Have you ever asked yourself, “How do I say this to someone who doesn’t practice NVC?” In preparing for workshops on this topic around the US this spring, CCC’s lead trainer Dian Killian has been thinking about this topic a lot. In our practice of NVC, we want to listen and be heard. The goal is connection. While keeping the basic “road map” in mind of observations, feelings, needs and requests, we want to choose words that the person we’re speaking with can easily understand and relate to.
One first step in “naturalizing” NVC is simply leaving out the words “feeling” and “needing.” Rather than following the classical model, we can simply ask, “So are you concerned and want some reassurance?” If you look at this example, we also added the words, “so” and “some.” Adding connecting words (“so,” “ok,” “alright” etc) and qualifiers of this kind—such as “little,” “some,” “really” or “a bit” (as in, “feeling a bit sad” or “really happy”) can also help you make “streetify” empathy guesses.

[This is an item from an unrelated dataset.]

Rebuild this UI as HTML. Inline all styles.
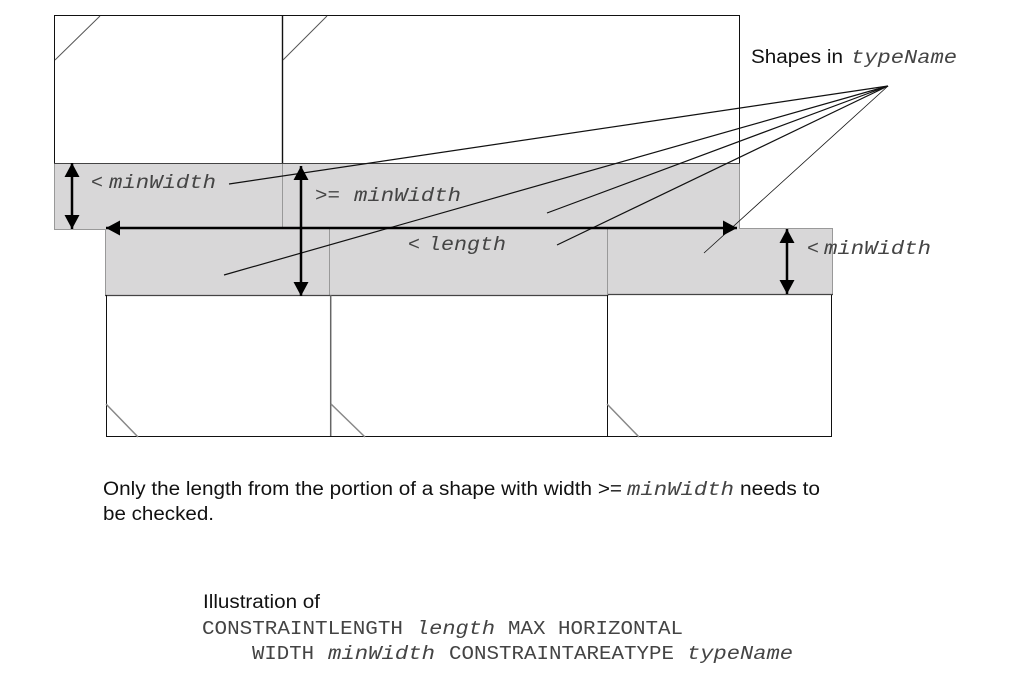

There are other ways to make your NVC practice sound colloquial, such as coming up with slang or idiomatic expressions for feelings and needs (getting “on the same page” for example to address the need for “shared reality” or “buzzed” for feeling energized or excited). Yet what really deepens your practice is simply silently guessing feelings and needs (yours and others) and then simply opening your mouth and trusting what will come out is both authentic and connecting!